> **PROBLEM TO SOLVE**: List all the lines in these records that hold "with".

> **STORED ROWS**:
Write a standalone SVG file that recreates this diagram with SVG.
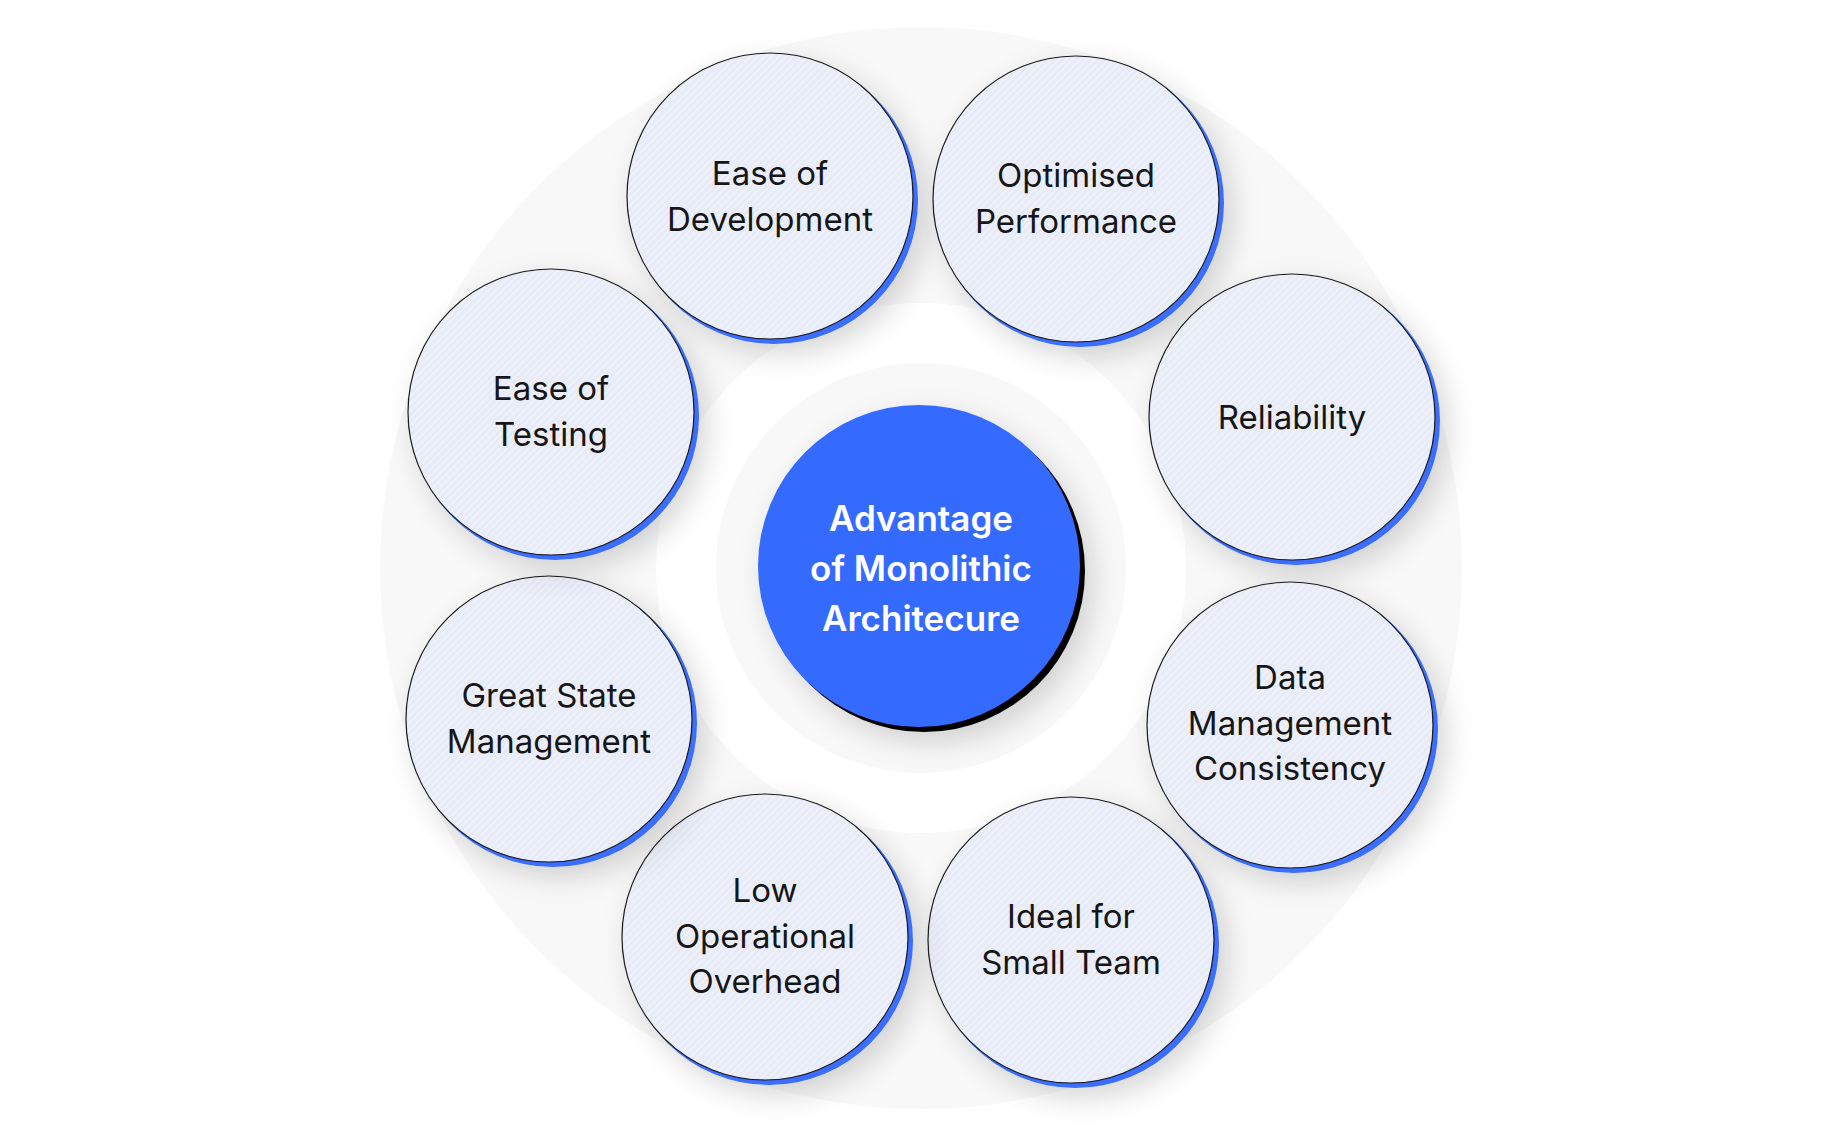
<svg xmlns="http://www.w3.org/2000/svg" width="1842" height="1137" viewBox="0 0 1842 1137">
  <defs>
    <pattern id="hatch" width="5" height="5" patternUnits="userSpaceOnUse" patternTransform="rotate(45)">
      <rect width="5" height="5" fill="#e7ebf8"/>
      <rect x="0" y="0" width="1.6" height="5" fill="#f0f2f8"/>
    </pattern>
    <filter id="soft" x="-40%" y="-40%" width="180%" height="180%">
      <feDropShadow dx="8" dy="10" stdDeviation="14" flood-color="#000" flood-opacity="0.16"/>
    </filter>
    <style>
      .bubble { fill: url(#hatch); stroke: #1a1a1a; stroke-width: 1.2; }
      .rim { fill: #3a6dff; }
      .lbl { font-family: Inter, "Noto Sans", "Liberation Sans", sans-serif; font-size: 33px; fill: #161616; text-anchor: middle; }
      .ctr { font-family: Inter, "Noto Sans", "Liberation Sans", sans-serif; font-size: 35px; font-weight: 600; fill: #ffffff; text-anchor: middle; }
    </style>
  </defs>

  <rect width="1842" height="1137" fill="#ffffff"/>

  <!-- background rings -->
  <circle cx="921" cy="568" r="541" fill="#f8f8f8"/>
  <circle cx="921" cy="568" r="265" fill="#ffffff"/>
  <circle cx="921" cy="568" r="205" fill="#f8f8f9"/>

  <g id="connectors"></g>

  <g id="center">
    <g filter="url(#soft)">
      <circle cx="924" cy="571" r="161" fill="#000000"/>
      <circle cx="919" cy="566" r="161" fill="#356bff"/>
    </g>
    <text class="ctr" x="921" y="531">Advantage</text>
    <text class="ctr" x="921" y="581">of Monolithic</text>
    <text class="ctr" x="921" y="631">Architecure</text>
  </g>

  <g id="ease-dev">
    <g filter="url(#soft)">
      <circle class="rim" cx="774" cy="200" r="144"/>
      <circle class="bubble" cx="770" cy="196" r="143"/>
    </g>
    <text class="lbl" x="770" y="185">Ease of</text>
    <text class="lbl" x="770" y="231">Development</text>
  </g>

  <g id="optimised">
    <g filter="url(#soft)">
      <circle class="rim" cx="1080" cy="203" r="144"/>
      <circle class="bubble" cx="1076" cy="199" r="143"/>
    </g>
    <text class="lbl" x="1076" y="187">Optimised</text>
    <text class="lbl" x="1076" y="233">Performance</text>
  </g>

  <g id="reliability">
    <g filter="url(#soft)">
      <circle class="rim" cx="1296" cy="421" r="144"/>
      <circle class="bubble" cx="1292" cy="417" r="143"/>
    </g>
    <text class="lbl" x="1292" y="429">Reliability</text>
  </g>

  <g id="data-mgmt">
    <g filter="url(#soft)">
      <circle class="rim" cx="1294" cy="729" r="144"/>
      <circle class="bubble" cx="1290" cy="725" r="143"/>
    </g>
    <text class="lbl" x="1290" y="689">Data</text>
    <text class="lbl" x="1290" y="735">Management</text>
    <text class="lbl" x="1290" y="780">Consistency</text>
  </g>

  <g id="small-team">
    <g filter="url(#soft)">
      <circle class="rim" cx="1075" cy="944" r="144"/>
      <circle class="bubble" cx="1071" cy="940" r="143"/>
    </g>
    <text class="lbl" x="1071" y="928">Ideal for</text>
    <text class="lbl" x="1071" y="974">Small Team</text>
  </g>

  <g id="low-overhead">
    <g filter="url(#soft)">
      <circle class="rim" cx="769" cy="941" r="144"/>
      <circle class="bubble" cx="765" cy="937" r="143"/>
    </g>
    <text class="lbl" x="765" y="902">Low</text>
    <text class="lbl" x="765" y="948">Operational</text>
    <text class="lbl" x="765" y="993">Overhead</text>
  </g>

  <g id="state-mgmt">
    <g filter="url(#soft)">
      <circle class="rim" cx="553" cy="723" r="144"/>
      <circle class="bubble" cx="549" cy="719" r="143"/>
    </g>
    <text class="lbl" x="549" y="707">Great State</text>
    <text class="lbl" x="549" y="753">Management</text>
  </g>

  <g id="ease-test">
    <g filter="url(#soft)">
      <circle class="rim" cx="555" cy="416" r="144"/>
      <circle class="bubble" cx="551" cy="412" r="143"/>
    </g>
    <text class="lbl" x="551" y="400">Ease of</text>
    <text class="lbl" x="551" y="446">Testing</text>
  </g>
</svg>
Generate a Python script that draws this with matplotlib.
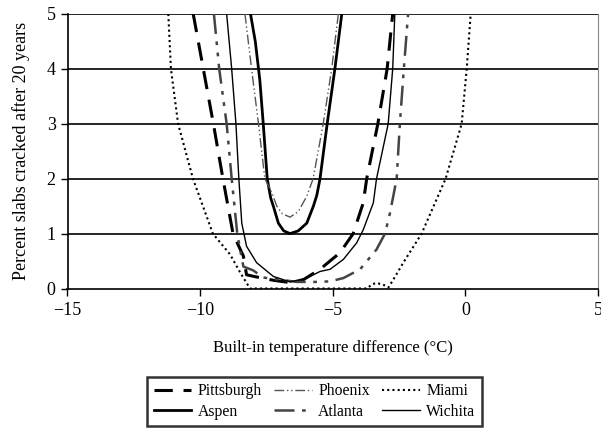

> **WRITTEN ANSWER**:
Write a standalone SVG file that recreates this diagram with SVG.
Generate a Python script that draws this with matplotlib.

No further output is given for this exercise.